→ **STORED DATA**:
* * * *

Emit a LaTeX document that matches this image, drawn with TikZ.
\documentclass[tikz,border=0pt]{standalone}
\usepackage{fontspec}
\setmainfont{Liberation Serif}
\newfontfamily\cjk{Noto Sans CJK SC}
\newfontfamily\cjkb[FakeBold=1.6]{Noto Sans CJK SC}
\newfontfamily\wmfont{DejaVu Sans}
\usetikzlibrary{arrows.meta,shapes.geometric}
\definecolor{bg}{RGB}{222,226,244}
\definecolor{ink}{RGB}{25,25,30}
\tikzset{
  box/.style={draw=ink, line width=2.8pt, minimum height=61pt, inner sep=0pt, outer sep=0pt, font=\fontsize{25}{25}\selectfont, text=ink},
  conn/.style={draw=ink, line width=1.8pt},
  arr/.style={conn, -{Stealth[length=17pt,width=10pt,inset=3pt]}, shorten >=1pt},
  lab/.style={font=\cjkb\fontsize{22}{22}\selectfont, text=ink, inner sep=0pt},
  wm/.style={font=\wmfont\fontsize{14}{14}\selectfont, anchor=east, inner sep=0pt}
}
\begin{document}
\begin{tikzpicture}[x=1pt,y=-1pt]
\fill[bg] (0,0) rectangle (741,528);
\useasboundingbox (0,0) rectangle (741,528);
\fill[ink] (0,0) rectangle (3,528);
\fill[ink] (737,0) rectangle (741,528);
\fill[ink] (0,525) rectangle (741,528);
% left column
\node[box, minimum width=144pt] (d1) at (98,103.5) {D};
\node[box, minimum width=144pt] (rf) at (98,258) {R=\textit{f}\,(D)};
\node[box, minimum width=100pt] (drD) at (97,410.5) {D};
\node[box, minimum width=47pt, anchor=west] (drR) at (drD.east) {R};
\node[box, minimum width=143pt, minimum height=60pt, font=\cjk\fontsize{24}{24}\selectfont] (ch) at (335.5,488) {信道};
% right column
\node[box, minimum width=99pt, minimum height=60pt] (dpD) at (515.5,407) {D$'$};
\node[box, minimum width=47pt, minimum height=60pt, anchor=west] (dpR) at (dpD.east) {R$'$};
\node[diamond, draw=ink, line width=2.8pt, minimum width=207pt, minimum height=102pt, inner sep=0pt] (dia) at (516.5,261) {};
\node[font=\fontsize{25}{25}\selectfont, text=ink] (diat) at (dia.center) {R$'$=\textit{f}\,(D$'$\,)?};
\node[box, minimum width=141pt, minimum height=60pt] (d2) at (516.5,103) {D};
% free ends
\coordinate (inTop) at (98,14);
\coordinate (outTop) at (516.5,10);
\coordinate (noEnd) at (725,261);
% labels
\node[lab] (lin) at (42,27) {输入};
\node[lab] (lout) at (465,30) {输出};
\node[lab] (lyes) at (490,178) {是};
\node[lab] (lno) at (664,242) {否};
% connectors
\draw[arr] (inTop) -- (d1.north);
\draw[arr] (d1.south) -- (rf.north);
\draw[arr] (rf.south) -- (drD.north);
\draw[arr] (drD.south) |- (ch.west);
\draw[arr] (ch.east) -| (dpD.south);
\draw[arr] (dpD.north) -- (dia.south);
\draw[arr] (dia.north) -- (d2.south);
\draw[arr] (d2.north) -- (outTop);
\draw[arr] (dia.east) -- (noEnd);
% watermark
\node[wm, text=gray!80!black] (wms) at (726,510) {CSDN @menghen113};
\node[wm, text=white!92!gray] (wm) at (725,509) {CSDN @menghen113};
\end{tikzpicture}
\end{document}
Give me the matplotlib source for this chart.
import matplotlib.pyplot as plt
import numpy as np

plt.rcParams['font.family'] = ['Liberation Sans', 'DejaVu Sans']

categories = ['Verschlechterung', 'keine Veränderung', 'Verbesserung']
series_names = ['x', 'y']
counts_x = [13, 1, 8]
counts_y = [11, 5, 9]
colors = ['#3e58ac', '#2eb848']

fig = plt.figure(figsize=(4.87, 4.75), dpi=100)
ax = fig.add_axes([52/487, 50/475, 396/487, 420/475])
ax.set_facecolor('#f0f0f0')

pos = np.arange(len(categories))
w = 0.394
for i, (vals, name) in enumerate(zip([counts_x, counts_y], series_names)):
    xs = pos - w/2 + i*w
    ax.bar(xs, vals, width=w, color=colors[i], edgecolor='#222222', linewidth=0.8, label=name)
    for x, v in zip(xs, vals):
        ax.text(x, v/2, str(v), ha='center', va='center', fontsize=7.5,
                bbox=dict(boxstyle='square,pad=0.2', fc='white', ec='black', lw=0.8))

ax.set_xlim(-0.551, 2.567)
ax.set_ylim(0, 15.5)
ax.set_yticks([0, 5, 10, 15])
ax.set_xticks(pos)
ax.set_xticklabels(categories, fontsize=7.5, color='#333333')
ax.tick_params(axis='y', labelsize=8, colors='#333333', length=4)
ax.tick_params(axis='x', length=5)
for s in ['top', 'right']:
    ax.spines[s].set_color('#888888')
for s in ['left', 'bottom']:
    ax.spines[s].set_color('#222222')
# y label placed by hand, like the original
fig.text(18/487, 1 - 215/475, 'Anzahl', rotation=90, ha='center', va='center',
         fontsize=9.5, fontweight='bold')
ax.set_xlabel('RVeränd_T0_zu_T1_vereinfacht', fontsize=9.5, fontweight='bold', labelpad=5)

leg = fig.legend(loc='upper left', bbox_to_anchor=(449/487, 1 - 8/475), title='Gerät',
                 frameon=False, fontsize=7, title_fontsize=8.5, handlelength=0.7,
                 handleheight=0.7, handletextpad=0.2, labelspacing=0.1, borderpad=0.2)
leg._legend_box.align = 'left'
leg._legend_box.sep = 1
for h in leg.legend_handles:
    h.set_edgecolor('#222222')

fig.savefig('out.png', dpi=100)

* * * *

Print every line of the records exactly. Omit nothing.

Emit a LaTeX document that matches this image, drawn with TikZ.
\documentclass[tikz,border=0pt]{standalone}
\usepackage{fontspec}
\setmainfont{Liberation Serif}
\newfontfamily\cjk{Noto Sans CJK SC}
\newfontfamily\cjkb[FakeBold=1.6]{Noto Sans CJK SC}
\newfontfamily\wmfont{DejaVu Sans}
\usetikzlibrary{arrows.meta,shapes.geometric}
\definecolor{bg}{RGB}{222,226,244}
\definecolor{ink}{RGB}{25,25,30}
\tikzset{
  box/.style={draw=ink, line width=2.8pt, minimum height=61pt, inner sep=0pt, outer sep=0pt, font=\fontsize{25}{25}\selectfont, text=ink},
  conn/.style={draw=ink, line width=1.8pt},
  arr/.style={conn, -{Stealth[length=17pt,width=10pt,inset=3pt]}, shorten >=1pt},
  lab/.style={font=\cjkb\fontsize{22}{22}\selectfont, text=ink, inner sep=0pt},
  wm/.style={font=\wmfont\fontsize{14}{14}\selectfont, anchor=east, inner sep=0pt}
}
\begin{document}
\begin{tikzpicture}[x=1pt,y=-1pt]
\fill[bg] (0,0) rectangle (741,528);
\useasboundingbox (0,0) rectangle (741,528);
\fill[ink] (0,0) rectangle (3,528);
\fill[ink] (737,0) rectangle (741,528);
\fill[ink] (0,525) rectangle (741,528);
% left column
\node[box, minimum width=144pt] (d1) at (98,103.5) {D};
\node[box, minimum width=144pt] (rf) at (98,258) {R=\textit{f}\,(D)};
\node[box, minimum width=100pt] (drD) at (97,410.5) {D};
\node[box, minimum width=47pt, anchor=west] (drR) at (drD.east) {R};
\node[box, minimum width=143pt, minimum height=60pt, font=\cjk\fontsize{24}{24}\selectfont] (ch) at (335.5,488) {信道};
% right column
\node[box, minimum width=99pt, minimum height=60pt] (dpD) at (515.5,407) {D$'$};
\node[box, minimum width=47pt, minimum height=60pt, anchor=west] (dpR) at (dpD.east) {R$'$};
\node[diamond, draw=ink, line width=2.8pt, minimum width=207pt, minimum height=102pt, inner sep=0pt] (dia) at (516.5,261) {};
\node[font=\fontsize{25}{25}\selectfont, text=ink] (diat) at (dia.center) {R$'$=\textit{f}\,(D$'$\,)?};
\node[box, minimum width=141pt, minimum height=60pt] (d2) at (516.5,103) {D};
% free ends
\coordinate (inTop) at (98,14);
\coordinate (outTop) at (516.5,10);
\coordinate (noEnd) at (725,261);
% labels
\node[lab] (lin) at (42,27) {输入};
\node[lab] (lout) at (465,30) {输出};
\node[lab] (lyes) at (490,178) {是};
\node[lab] (lno) at (664,242) {否};
% connectors
\draw[arr] (inTop) -- (d1.north);
\draw[arr] (d1.south) -- (rf.north);
\draw[arr] (rf.south) -- (drD.north);
\draw[arr] (drD.south) |- (ch.west);
\draw[arr] (ch.east) -| (dpD.south);
\draw[arr] (dpD.north) -- (dia.south);
\draw[arr] (dia.north) -- (d2.south);
\draw[arr] (d2.north) -- (outTop);
\draw[arr] (dia.east) -- (noEnd);
% watermark
\node[wm, text=gray!80!black] (wms) at (726,510) {CSDN @menghen113};
\node[wm, text=white!92!gray] (wm) at (725,509) {CSDN @menghen113};
\end{tikzpicture}
\end{document}
Give me the matplotlib source for this chart.
import matplotlib.pyplot as plt
import numpy as np

plt.rcParams['font.family'] = ['Liberation Sans', 'DejaVu Sans']

categories = ['Verschlechterung', 'keine Veränderung', 'Verbesserung']
series_names = ['x', 'y']
counts_x = [13, 1, 8]
counts_y = [11, 5, 9]
colors = ['#3e58ac', '#2eb848']

fig = plt.figure(figsize=(4.87, 4.75), dpi=100)
ax = fig.add_axes([52/487, 50/475, 396/487, 420/475])
ax.set_facecolor('#f0f0f0')

pos = np.arange(len(categories))
w = 0.394
for i, (vals, name) in enumerate(zip([counts_x, counts_y], series_names)):
    xs = pos - w/2 + i*w
    ax.bar(xs, vals, width=w, color=colors[i], edgecolor='#222222', linewidth=0.8, label=name)
    for x, v in zip(xs, vals):
        ax.text(x, v/2, str(v), ha='center', va='center', fontsize=7.5,
                bbox=dict(boxstyle='square,pad=0.2', fc='white', ec='black', lw=0.8))

ax.set_xlim(-0.551, 2.567)
ax.set_ylim(0, 15.5)
ax.set_yticks([0, 5, 10, 15])
ax.set_xticks(pos)
ax.set_xticklabels(categories, fontsize=7.5, color='#333333')
ax.tick_params(axis='y', labelsize=8, colors='#333333', length=4)
ax.tick_params(axis='x', length=5)
for s in ['top', 'right']:
    ax.spines[s].set_color('#888888')
for s in ['left', 'bottom']:
    ax.spines[s].set_color('#222222')
# y label placed by hand, like the original
fig.text(18/487, 1 - 215/475, 'Anzahl', rotation=90, ha='center', va='center',
         fontsize=9.5, fontweight='bold')
ax.set_xlabel('RVeränd_T0_zu_T1_vereinfacht', fontsize=9.5, fontweight='bold', labelpad=5)

leg = fig.legend(loc='upper left', bbox_to_anchor=(449/487, 1 - 8/475), title='Gerät',
                 frameon=False, fontsize=7, title_fontsize=8.5, handlelength=0.7,
                 handleheight=0.7, handletextpad=0.2, labelspacing=0.1, borderpad=0.2)
leg._legend_box.align = 'left'
leg._legend_box.sep = 1
for h in leg.legend_handles:
    h.set_edgecolor('#222222')

fig.savefig('out.png', dpi=100)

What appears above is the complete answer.